The key to monetizing IoT lies in creating an environment that removes most traditional technological limitations imposed on automation systems. The new level of agility achieved might simplify the application and operation of both automation systems and industrial topologies, cutting the cost, speed, and size limitations of older technologies.
The transportation industry faces unprecedented change powered by IoT technologies. Self-driving cars, connected traffic lights responding to traffic in real time and reducing road congestion, connected cars communicating with parking meters that direct drivers to the nearest available spot – all these smart technologies are aimed at optimizing infrastructure, mobility, and public services. Telcos are expected to play a significant role in advancing smart city services by expanding 5G networks and facilitating faster and more efficient connections.
Find out how a major Intellias project resulted in creating a powerful Internet of Things traffic congestion solution for a European client
Digital transformation has reached the healthcare industry too.
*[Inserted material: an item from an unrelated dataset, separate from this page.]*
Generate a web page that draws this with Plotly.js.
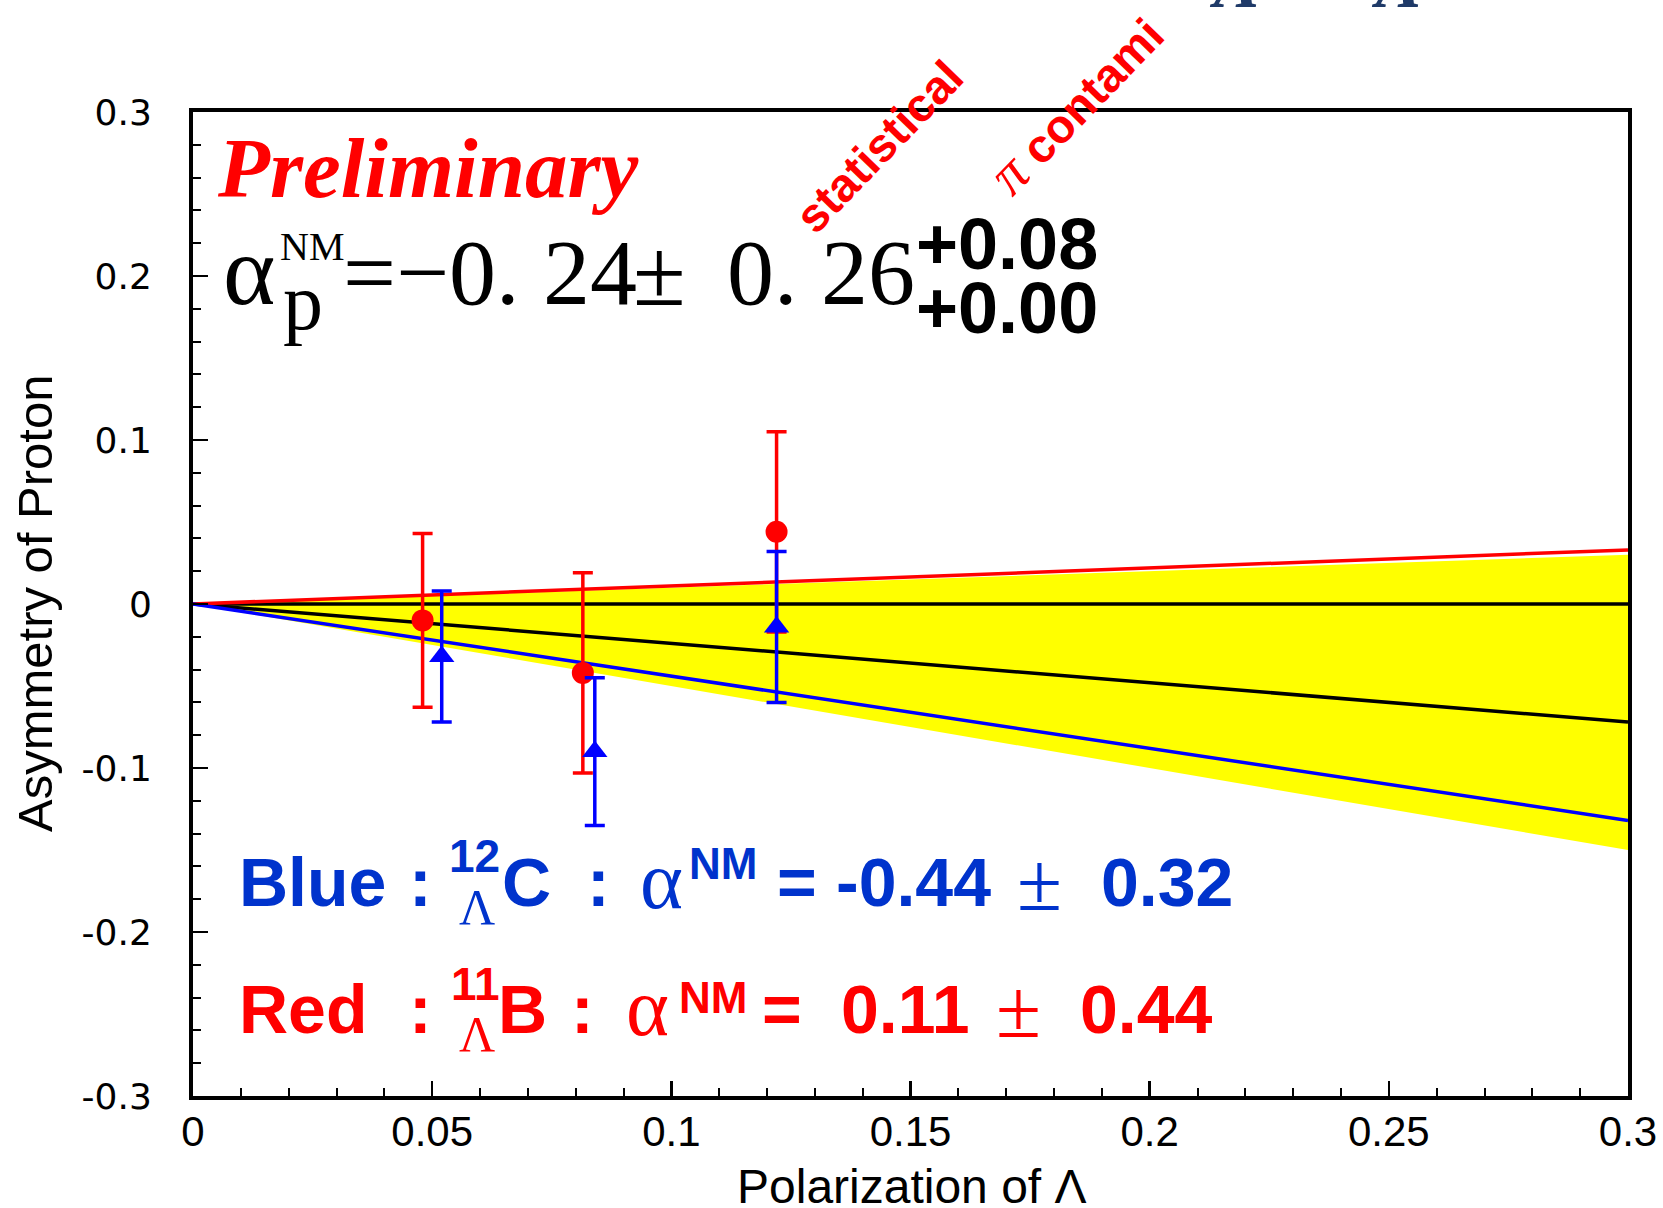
<!DOCTYPE html>
<html><head><meta charset="utf-8">
<script src="https://cdn.plot.ly/plotly-3.0.1.min.js"></script>
<style>html,body{margin:0;padding:0;background:#fff;} #chart{width:1663px;height:1208px;}</style>
</head><body><div id="chart"></div>
<script>
// ---- data ----
const redX = [0.048, 0.0815, 0.122];
const redY = [-0.010, -0.042, 0.044];
const redErr = [0.053, 0.061, 0.061];
const blueX = [0.052, 0.084, 0.122];
const blueY = [-0.032, -0.090, -0.014];
const blueErr = [0.040, 0.045, 0.046];
const fitX = [0, 0.3];
const zeroLine = [0, 0];
const fitAll = [0, -0.072];
const fitRed = [0, 0.033];
const fitBlue = [0, -0.132];
const bandUpper = [0, 0.030];
const bandLower = [0, -0.150];
const xTickVals = [0, 0.05, 0.1, 0.15, 0.2, 0.25, 0.3];
const xTickText = ['0', '0.05', '0.1', '0.15', '0.2', '0.25', '0.3'];
const yTickVals = [-0.3, -0.2, -0.1, 0, 0.1, 0.2, 0.3];
const yTickText = ['-0.3', '-0.2', '-0.1', '0', '0.1', '0.2', '0.3'];

// ---- geometry ----
const W = 1663, H = 1208;
const ML = 193, MR = 35, MT = 112, MB = 112;
const PW = W - ML - MR, PH = H - MT - MB;
const px = x => (x - ML) / PW;
const py = y => (H - MB - y) / PH;

const RED = '#ff0000', BLUE = '#0000ff', TBLUE = '#0033cc';
const SANS = 'Liberation Sans, Arial, sans-serif';
const SERIF = 'Liberation Serif, Times New Roman, serif';

function ann(text, x, y, o) {
  o = o || {};
  return {
    text: text, x: px(x), y: py(y), xref: 'paper', yref: 'paper', showarrow: false,
    xanchor: o.xa || 'left', yanchor: o.ya || 'middle', textangle: o.angle || 0,
    borderpad: 0, borderwidth: 0,
    font: {family: o.family || SANS, size: o.size || 68, color: o.color || '#000',
           weight: o.weight || 'normal', style: o.style || 'normal'}
  };
}

const annotations = [
  // cut-off title at top
  ann('Λ', 1235, -16, {xa: 'center', family: SERIF, size: 70, color: '#1f3a68', weight: 'bold', style: 'italic'}),
  ann('Λ', 1397, -16, {xa: 'center', family: SERIF, size: 70, color: '#1f3a68', weight: 'bold', style: 'italic'}),
  // Preliminary
  ann('Preliminary', 217, 168, {family: SERIF, size: 85, color: RED, weight: 'bold', style: 'italic'}),
  // formula
  ann('α', 223, 270, {family: SERIF, size: 100}),
  ann('NM', 280, 246, {family: SERIF, size: 40}),
  ann('p', 283, 302, {family: SERIF, size: 80}),
  ann('=−0. 24', 343, 272, {family: SERIF, size: 94}),
  ann('±', 633, 272, {family: SERIF, size: 96}),
  ann('0. 26', 727, 272, {family: SERIF, size: 94}),
  ann('+0.08', 916, 244, {size: 72, weight: 'bold'}),
  ann('+0.00', 916, 308, {size: 72, weight: 'bold'}),
  // rotated labels
  ann('statistical', 879, 147, {xa: 'center', size: 47, weight: 'bold', color: RED, angle: -46}),
  ann('<span style="font-family:Liberation Serif;font-style:italic;font-weight:normal;font-size:58px">π</span> contami', 1075, 104,
      {xa: 'center', size: 47, weight: 'bold', color: RED, angle: -46}),
  // Blue line
  ann('Blue', 239, 882, {weight: 'bold', color: TBLUE}),
  ann(':', 409, 882, {weight: 'bold', color: TBLUE}),
  ann('12', 449, 856, {size: 46, weight: 'bold', color: TBLUE}),
  ann('Λ', 459, 907, {family: SERIF, size: 50, color: TBLUE}),
  ann('C', 502, 882, {weight: 'bold', color: TBLUE}),
  ann(':', 587, 882, {weight: 'bold', color: TBLUE}),
  ann('α', 640, 880, {family: SERIF, size: 82, color: TBLUE}),
  ann('NM', 689, 864, {size: 44, weight: 'bold', color: TBLUE}),
  ann('=', 777, 882, {weight: 'bold', color: TBLUE}),
  ann('-0.44', 836, 882, {weight: 'bold', color: TBLUE}),
  ann('±', 1017, 882, {family: SERIF, size: 82, color: TBLUE}),
  ann('0.32', 1101, 882, {weight: 'bold', color: TBLUE}),
  // Red line
  ann('Red', 239, 1009, {weight: 'bold', color: RED}),
  ann(':', 409, 1009, {weight: 'bold', color: RED}),
  ann('11', 451, 984, {size: 46, weight: 'bold', color: RED}),
  ann('Λ', 459, 1034, {family: SERIF, size: 50, color: RED}),
  ann('B', 498, 1009, {weight: 'bold', color: RED}),
  ann(':', 571, 1009, {weight: 'bold', color: RED}),
  ann('α', 626, 1007, {family: SERIF, size: 82, color: RED}),
  ann('NM', 679, 997, {size: 44, weight: 'bold', color: RED}),
  ann('=', 762, 1009, {weight: 'bold', color: RED}),
  ann('0.11', 841, 1009, {weight: 'bold', color: RED}),
  ann('±', 996, 1009, {family: SERIF, size: 82, color: RED}),
  ann('0.44', 1080, 1009, {weight: 'bold', color: RED}),
  // axis titles
  ann('Polarization of Λ', 912, 1186, {xa: 'center', size: 48}),
  ann('Asymmetry of Proton', 35, 604, {xa: 'center', size: 49, angle: -90})
];

const traces = [
  {x: fitX, y: bandLower, mode: 'lines', line: {width: 0, color: '#ffff00'}, hoverinfo: 'skip'},
  {x: fitX, y: bandUpper, mode: 'lines', line: {width: 0, color: '#ffff00'}, fill: 'tonexty', fillcolor: '#ffff00', hoverinfo: 'skip'},
  {x: fitX, y: zeroLine, mode: 'lines', line: {width: 3.5, color: '#000'}},
  {x: fitX, y: fitAll, mode: 'lines', line: {width: 3.5, color: '#000'}},
  {x: fitX, y: fitRed, mode: 'lines', line: {width: 3.5, color: RED}},
  {x: fitX, y: fitBlue, mode: 'lines', line: {width: 3.5, color: BLUE}},
  {x: redX, y: redY, mode: 'markers', marker: {symbol: 'circle', size: 22, color: RED},
   error_y: {type: 'data', array: redErr, visible: true, color: RED, thickness: 3.5, width: 10}},
  {x: blueX, y: blueY, mode: 'markers', marker: {symbol: 'triangle-up', size: 22, color: BLUE},
   error_y: {type: 'data', array: blueErr, visible: true, color: BLUE, thickness: 3.5, width: 10}}
];

const axisCommon = {
  showgrid: false, zeroline: false, showline: true, linewidth: 4, linecolor: '#000', mirror: true,
  ticks: 'inside', ticklen: 15, tickwidth: 2.5, tickcolor: '#000', tickmode: 'array'
};

const layout = {
  width: W, height: H,
  margin: {l: ML, r: MR, t: MT, b: MB, pad: 0},
  paper_bgcolor: '#fff', plot_bgcolor: '#fff',
  showlegend: false, hovermode: false,
  xaxis: Object.assign({}, axisCommon, {
    range: [0, 0.3], tickvals: xTickVals, ticktext: xTickText, ticklabelstandoff: -4,
    tickfont: {family: SANS, size: 42, color: '#000'},
    minor: {tickmode: 'linear', tick0: 0, dtick: 0.01, ticks: 'inside', ticklen: 8, tickwidth: 2, tickcolor: '#000', showgrid: false}
  }),
  yaxis: Object.assign({}, axisCommon, {
    range: [-0.3, 0.3], tickvals: yTickVals, ticktext: yTickText, ticklabelstandoff: 30,
    tickfont: {family: 'DejaVu Sans, sans-serif', size: 36, color: '#000'},
    minor: {tickmode: 'linear', tick0: 0, dtick: 0.02, ticks: 'inside', ticklen: 8, tickwidth: 2, tickcolor: '#000', showgrid: false}
  }),
  annotations: annotations
};

Plotly.newPlot('chart', traces, layout, {staticPlot: true, displayModeBar: false});
</script>
</body></html>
More and more mobile healthcare devices are getting connected to IT infrastructure, so organizations are facing challenges with collecting and processing data.
For collecting and processing data in the healthcare sector, the Internet of Things comes in handy. It promises to cut costs, improve efficiency, and provide valuable insights into patients’ health. IoT devices can collect critical data and become tools to analyze and process information. Taking advantage of these technologies would help clinicians make more accurate diagnoses, gain better insight into patients’ health, and diagnose patients’ conditions in real time.
Smart homes and cities
The expansion of the smart home market is also highly anticipated in the near future. Fighting the climate crisis, improving the comfort of day-to-day living, and delivering more convenience in daily routines are where IoT will play the most significant role.
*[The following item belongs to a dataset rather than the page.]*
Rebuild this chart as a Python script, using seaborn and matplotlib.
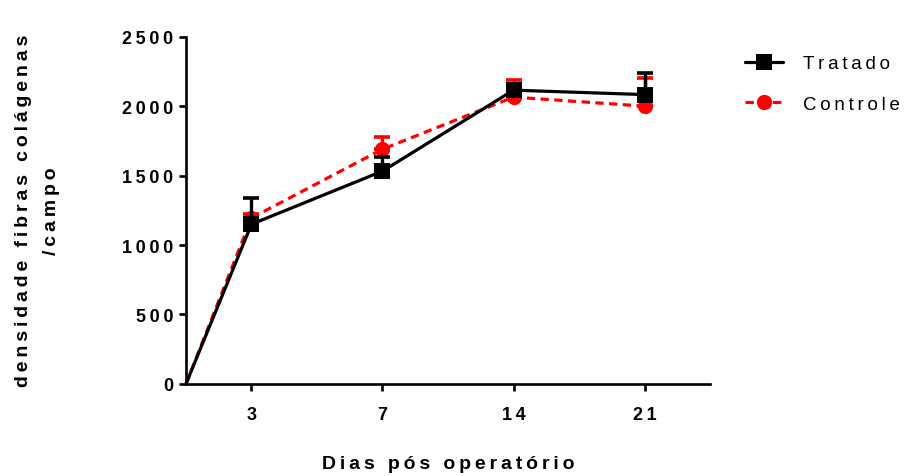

Companies monetizing IoT data need to step outside the device box and start thinking more as service providers. Consumers tend to buy and experience one device at a time, while telcos can’t keep producing separate services for all of them. Companies have to start seeing the entire emerging ecosystem and plan on their services to support it.
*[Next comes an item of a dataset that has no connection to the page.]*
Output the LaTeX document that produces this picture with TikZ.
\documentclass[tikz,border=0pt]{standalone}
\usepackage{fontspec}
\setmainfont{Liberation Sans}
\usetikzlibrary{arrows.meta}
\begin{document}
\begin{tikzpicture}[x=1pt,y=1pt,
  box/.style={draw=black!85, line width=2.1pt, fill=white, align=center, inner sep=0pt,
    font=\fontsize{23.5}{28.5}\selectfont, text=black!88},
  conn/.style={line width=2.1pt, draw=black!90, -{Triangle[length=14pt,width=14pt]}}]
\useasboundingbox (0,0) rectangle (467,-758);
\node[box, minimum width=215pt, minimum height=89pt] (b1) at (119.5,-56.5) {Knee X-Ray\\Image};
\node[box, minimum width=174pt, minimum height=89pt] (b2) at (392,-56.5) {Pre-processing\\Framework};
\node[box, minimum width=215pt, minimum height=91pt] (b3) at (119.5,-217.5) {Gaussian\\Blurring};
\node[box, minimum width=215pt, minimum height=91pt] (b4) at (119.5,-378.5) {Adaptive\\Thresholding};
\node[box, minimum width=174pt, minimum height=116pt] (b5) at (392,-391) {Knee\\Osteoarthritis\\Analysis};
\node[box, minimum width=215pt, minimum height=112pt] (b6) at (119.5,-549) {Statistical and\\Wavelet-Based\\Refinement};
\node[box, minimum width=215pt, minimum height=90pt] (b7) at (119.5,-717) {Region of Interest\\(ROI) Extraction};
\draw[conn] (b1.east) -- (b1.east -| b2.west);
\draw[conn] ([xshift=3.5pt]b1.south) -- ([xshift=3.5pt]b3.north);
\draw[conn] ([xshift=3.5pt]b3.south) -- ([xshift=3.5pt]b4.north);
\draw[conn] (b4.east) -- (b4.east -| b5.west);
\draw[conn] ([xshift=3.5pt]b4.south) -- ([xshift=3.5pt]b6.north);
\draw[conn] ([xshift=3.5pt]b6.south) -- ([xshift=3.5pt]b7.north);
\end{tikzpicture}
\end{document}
Monetizing IoT: foresight and possible perspectives
Telcos are promised great possibilities in terms of monetizing IoT. In the age of fifth-generation networking technologies, the expansion of IoT networks, and the development of the smart living concept, data is becoming the new oil. Collecting, processing, and visualizing it is the key to gaining revenue.
Still, one huge question remains: data security. All ecosystem partners have to ensure data availability, integrity, confidentiality, and accountability. Telcos so far have enjoyed a highly trusted position with their customers, even exceeding the level of trust in financial institutions and governments in some countries.
With the instant increase in IoT adoption come new threats to consumers’ data across networks and devices. A huge amount of confidential personal information can at once become vulnerable to hacking attacks.
Telcos are in the best position among other industries to start developing initiatives and services that focus on increasing trust in customers and the security of personal data. Still, they need to adopt best-fitting technologies such as the blockchain, cloud services, AI, and security approaches.